━━ RECORDS FOR THIS EXERCISE

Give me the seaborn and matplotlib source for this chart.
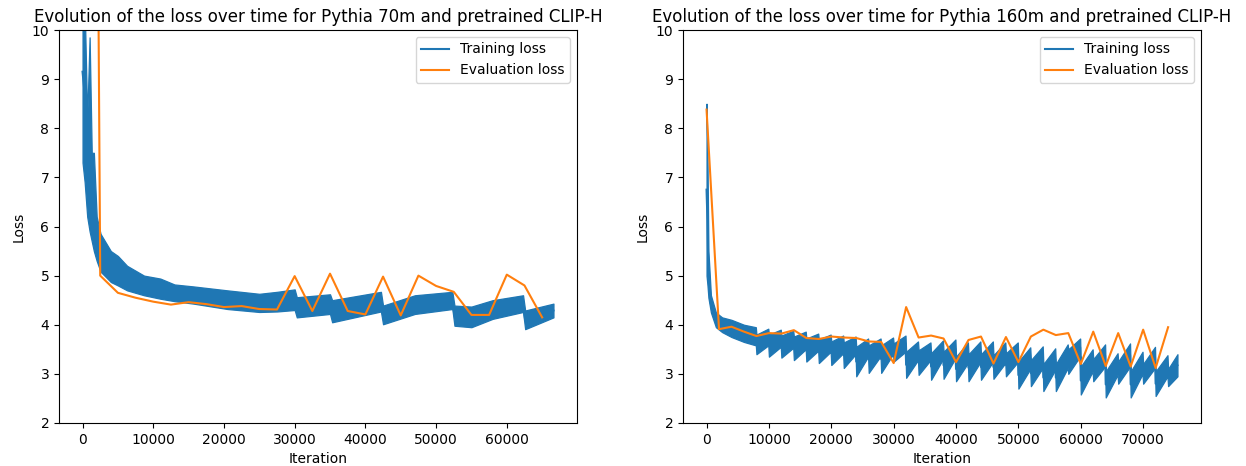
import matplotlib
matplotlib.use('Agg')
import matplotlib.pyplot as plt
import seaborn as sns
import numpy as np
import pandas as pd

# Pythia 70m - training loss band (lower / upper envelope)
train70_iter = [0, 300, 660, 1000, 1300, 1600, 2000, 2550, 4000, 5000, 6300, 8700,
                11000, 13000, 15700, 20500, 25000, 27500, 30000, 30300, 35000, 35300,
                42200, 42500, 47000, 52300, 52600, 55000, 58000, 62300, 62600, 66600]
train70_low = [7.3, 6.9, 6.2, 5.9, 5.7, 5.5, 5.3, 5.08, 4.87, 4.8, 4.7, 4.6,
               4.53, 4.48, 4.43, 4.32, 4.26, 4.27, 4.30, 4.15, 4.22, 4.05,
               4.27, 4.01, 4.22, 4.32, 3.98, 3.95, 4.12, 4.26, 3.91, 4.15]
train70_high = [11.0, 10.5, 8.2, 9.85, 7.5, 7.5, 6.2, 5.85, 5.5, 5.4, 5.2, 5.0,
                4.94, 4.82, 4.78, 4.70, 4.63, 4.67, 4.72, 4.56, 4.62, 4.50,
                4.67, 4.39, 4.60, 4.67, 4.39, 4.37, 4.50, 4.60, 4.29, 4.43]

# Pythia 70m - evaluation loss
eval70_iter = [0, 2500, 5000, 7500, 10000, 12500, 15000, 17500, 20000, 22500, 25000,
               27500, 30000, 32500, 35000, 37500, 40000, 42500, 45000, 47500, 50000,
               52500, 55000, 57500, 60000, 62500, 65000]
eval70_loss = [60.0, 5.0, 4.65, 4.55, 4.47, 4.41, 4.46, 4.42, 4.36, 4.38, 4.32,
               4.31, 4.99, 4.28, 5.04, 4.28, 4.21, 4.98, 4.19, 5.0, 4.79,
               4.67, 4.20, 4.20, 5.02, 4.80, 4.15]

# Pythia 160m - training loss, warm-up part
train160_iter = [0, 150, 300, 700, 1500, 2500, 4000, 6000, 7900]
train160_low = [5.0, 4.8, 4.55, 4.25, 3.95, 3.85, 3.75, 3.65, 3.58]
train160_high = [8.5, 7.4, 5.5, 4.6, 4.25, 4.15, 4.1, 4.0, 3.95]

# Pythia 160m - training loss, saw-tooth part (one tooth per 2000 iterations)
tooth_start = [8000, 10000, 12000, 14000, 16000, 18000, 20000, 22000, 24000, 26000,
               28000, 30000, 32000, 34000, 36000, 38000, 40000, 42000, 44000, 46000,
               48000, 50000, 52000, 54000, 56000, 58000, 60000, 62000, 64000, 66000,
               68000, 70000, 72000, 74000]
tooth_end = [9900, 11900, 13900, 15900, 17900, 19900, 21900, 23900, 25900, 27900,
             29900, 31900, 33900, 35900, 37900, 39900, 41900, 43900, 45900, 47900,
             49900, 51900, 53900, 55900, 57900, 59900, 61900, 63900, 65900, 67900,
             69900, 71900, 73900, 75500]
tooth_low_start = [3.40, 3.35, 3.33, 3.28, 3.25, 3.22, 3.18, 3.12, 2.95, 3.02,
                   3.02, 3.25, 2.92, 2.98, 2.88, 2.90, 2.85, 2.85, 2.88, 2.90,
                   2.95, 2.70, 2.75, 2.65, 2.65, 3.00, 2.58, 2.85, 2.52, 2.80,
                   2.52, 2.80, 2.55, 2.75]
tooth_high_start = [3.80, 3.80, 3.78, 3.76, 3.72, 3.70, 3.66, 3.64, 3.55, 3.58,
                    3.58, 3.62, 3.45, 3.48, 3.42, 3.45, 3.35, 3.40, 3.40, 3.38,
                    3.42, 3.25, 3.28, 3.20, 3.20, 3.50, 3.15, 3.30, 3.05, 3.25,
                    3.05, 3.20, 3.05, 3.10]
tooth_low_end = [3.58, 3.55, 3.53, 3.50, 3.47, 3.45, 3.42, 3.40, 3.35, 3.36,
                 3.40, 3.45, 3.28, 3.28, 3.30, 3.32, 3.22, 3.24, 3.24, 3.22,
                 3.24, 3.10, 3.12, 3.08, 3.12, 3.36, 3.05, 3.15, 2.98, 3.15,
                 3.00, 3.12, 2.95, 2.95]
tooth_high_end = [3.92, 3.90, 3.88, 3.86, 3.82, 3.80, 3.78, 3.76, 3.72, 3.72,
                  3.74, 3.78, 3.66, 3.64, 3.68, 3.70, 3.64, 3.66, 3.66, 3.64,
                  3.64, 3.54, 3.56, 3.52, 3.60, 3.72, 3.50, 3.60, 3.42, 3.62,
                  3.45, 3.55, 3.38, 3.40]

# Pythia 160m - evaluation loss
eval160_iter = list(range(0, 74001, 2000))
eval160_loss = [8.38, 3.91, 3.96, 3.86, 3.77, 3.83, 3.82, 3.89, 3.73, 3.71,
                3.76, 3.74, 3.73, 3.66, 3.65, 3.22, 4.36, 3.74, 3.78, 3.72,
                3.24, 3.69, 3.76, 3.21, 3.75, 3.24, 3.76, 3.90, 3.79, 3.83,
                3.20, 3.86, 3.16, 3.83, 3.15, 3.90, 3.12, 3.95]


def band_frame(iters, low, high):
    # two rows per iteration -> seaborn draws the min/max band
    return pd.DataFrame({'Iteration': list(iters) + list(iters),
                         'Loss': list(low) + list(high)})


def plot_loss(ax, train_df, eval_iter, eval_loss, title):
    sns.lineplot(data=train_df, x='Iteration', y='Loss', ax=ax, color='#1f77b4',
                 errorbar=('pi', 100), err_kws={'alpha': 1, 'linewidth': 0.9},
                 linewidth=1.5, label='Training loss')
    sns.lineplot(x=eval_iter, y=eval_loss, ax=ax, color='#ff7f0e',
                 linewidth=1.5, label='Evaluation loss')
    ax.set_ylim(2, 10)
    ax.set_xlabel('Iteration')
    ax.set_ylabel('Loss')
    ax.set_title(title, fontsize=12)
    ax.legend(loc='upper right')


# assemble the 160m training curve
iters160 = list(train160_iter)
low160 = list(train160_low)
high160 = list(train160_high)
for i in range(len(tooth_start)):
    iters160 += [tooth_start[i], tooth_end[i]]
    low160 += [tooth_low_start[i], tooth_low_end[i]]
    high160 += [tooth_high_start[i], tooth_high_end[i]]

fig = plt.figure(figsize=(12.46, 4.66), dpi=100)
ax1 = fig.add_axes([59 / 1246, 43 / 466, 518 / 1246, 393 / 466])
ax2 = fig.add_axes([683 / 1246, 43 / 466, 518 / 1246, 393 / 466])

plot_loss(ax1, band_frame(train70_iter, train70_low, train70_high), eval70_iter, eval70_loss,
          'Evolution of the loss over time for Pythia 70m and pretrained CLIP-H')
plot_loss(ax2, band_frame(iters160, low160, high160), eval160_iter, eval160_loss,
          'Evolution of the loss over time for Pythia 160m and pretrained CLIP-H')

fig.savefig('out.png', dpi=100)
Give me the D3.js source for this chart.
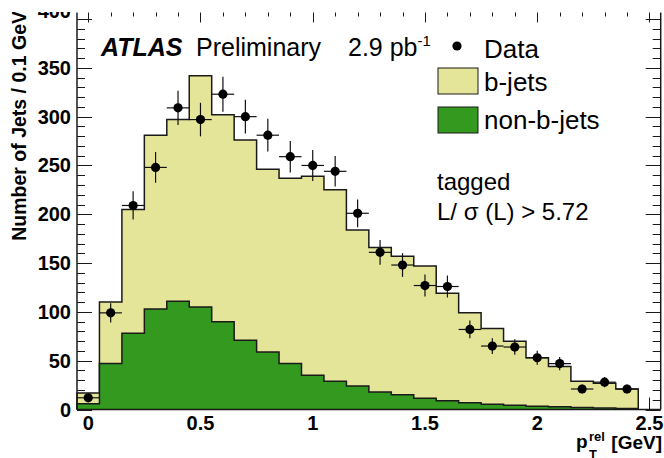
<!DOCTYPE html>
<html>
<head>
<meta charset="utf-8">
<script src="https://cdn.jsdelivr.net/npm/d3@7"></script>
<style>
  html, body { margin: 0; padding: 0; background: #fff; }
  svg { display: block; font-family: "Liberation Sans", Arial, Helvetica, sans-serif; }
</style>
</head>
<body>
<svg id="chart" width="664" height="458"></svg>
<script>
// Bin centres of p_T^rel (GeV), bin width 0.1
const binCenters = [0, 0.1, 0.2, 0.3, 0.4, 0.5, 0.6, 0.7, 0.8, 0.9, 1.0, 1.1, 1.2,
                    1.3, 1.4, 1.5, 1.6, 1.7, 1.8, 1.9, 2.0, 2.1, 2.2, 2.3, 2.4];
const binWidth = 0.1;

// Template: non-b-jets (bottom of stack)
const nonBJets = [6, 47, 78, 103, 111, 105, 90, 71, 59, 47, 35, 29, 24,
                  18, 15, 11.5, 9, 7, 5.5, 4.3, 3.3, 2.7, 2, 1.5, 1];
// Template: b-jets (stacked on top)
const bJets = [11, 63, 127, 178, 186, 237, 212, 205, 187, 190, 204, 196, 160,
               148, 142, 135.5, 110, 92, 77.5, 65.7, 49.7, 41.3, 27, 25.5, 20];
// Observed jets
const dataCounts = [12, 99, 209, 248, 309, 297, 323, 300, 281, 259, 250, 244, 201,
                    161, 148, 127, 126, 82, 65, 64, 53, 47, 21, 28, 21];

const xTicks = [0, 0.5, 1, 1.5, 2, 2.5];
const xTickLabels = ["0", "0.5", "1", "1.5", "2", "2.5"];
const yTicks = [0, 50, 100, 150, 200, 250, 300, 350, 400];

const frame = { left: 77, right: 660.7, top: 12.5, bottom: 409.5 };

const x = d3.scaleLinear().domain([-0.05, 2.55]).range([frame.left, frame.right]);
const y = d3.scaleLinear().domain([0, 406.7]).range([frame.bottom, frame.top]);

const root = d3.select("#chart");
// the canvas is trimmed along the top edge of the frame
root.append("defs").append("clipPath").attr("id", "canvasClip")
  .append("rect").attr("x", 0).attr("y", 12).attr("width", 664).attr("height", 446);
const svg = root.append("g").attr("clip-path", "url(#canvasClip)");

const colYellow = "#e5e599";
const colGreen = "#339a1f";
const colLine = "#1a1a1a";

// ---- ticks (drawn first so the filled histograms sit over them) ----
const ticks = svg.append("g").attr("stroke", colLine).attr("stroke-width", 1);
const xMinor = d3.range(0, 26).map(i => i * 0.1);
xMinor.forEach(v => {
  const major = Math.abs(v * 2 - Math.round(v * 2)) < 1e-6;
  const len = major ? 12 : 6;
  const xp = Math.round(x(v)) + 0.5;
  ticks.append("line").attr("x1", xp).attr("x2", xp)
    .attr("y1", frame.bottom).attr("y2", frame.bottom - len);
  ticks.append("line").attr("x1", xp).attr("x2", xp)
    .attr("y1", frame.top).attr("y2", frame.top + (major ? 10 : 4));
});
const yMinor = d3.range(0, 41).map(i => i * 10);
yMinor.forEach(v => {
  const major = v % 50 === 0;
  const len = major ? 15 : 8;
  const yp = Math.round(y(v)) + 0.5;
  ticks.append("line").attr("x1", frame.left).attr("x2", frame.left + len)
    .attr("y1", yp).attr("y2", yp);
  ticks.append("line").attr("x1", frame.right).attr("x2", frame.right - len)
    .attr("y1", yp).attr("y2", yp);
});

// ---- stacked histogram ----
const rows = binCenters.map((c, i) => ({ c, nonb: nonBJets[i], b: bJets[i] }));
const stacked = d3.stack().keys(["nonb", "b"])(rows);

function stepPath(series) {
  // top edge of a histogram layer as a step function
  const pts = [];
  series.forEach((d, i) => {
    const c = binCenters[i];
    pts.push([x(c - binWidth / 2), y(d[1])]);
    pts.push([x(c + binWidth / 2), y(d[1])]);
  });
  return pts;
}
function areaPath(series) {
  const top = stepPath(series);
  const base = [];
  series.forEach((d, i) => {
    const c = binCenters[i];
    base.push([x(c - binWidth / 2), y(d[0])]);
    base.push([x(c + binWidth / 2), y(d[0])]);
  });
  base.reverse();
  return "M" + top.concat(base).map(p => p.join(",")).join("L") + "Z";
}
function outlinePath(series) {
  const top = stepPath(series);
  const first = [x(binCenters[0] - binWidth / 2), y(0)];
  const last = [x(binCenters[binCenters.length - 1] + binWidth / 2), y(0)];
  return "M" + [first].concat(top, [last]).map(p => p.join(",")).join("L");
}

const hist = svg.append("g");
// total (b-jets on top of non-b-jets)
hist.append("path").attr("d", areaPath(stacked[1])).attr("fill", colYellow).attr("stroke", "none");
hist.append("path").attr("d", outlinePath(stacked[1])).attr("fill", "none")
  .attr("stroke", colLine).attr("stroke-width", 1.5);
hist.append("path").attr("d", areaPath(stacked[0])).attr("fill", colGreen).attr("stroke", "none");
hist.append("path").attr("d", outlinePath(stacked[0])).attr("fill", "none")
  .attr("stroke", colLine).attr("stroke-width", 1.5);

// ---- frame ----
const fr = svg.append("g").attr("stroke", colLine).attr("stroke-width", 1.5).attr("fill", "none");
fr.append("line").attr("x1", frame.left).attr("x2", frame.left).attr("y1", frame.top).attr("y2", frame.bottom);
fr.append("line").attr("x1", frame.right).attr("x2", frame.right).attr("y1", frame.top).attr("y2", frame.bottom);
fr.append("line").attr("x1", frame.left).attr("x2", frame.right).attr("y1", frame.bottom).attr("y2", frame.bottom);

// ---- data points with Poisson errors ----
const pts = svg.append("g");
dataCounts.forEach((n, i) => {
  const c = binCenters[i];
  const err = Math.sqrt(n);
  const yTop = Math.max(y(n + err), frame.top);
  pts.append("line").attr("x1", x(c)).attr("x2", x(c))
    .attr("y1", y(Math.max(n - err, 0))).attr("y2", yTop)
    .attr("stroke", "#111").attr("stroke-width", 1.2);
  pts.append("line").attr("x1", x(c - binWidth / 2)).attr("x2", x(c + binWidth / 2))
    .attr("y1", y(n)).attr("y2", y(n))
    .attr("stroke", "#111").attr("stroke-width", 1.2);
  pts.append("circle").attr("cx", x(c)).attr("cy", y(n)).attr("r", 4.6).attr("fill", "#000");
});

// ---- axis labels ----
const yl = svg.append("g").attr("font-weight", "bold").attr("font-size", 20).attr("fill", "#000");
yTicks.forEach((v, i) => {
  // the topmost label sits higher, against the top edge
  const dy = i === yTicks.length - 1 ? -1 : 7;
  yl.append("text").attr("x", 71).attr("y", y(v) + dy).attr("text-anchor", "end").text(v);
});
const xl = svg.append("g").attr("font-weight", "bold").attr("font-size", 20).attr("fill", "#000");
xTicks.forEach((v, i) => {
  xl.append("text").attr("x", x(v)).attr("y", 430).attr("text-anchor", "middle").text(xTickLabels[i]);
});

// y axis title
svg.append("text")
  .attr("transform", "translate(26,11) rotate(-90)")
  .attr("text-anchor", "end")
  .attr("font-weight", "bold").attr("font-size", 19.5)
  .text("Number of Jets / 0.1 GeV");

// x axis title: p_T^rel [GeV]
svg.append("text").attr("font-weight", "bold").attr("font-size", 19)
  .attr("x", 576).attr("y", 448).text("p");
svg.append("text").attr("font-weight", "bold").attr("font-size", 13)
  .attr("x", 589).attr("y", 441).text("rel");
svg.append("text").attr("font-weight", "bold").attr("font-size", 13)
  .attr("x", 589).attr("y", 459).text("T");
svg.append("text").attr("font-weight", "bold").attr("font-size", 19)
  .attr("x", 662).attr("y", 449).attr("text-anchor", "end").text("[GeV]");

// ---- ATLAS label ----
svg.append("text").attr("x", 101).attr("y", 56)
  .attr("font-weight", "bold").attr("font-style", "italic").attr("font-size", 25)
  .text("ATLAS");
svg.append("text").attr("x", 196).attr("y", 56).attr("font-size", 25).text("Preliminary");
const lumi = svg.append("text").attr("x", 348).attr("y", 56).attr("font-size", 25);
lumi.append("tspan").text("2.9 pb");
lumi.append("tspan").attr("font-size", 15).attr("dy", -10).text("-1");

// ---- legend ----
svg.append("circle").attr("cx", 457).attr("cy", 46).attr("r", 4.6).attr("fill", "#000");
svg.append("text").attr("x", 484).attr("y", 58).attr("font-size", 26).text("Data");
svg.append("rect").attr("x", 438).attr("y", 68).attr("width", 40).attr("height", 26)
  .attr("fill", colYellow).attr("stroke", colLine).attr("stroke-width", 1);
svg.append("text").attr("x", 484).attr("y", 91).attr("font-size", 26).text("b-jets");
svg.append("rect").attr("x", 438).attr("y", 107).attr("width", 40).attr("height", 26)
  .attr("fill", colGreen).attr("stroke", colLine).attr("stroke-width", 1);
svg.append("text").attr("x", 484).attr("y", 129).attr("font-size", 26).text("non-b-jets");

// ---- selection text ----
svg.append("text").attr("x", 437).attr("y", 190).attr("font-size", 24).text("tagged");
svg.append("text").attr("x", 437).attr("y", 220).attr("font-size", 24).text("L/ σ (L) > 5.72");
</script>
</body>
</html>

━━━━

Return only the lines from the start of the data through the line that contains "import pandas as pd", please, copying them exactly and omitting all pictures.

SOLVED EXERCISE:
Give me the seaborn and matplotlib source for this chart.
import matplotlib
matplotlib.use('Agg')
import matplotlib.pyplot as plt
import seaborn as sns
import numpy as np
import pandas as pd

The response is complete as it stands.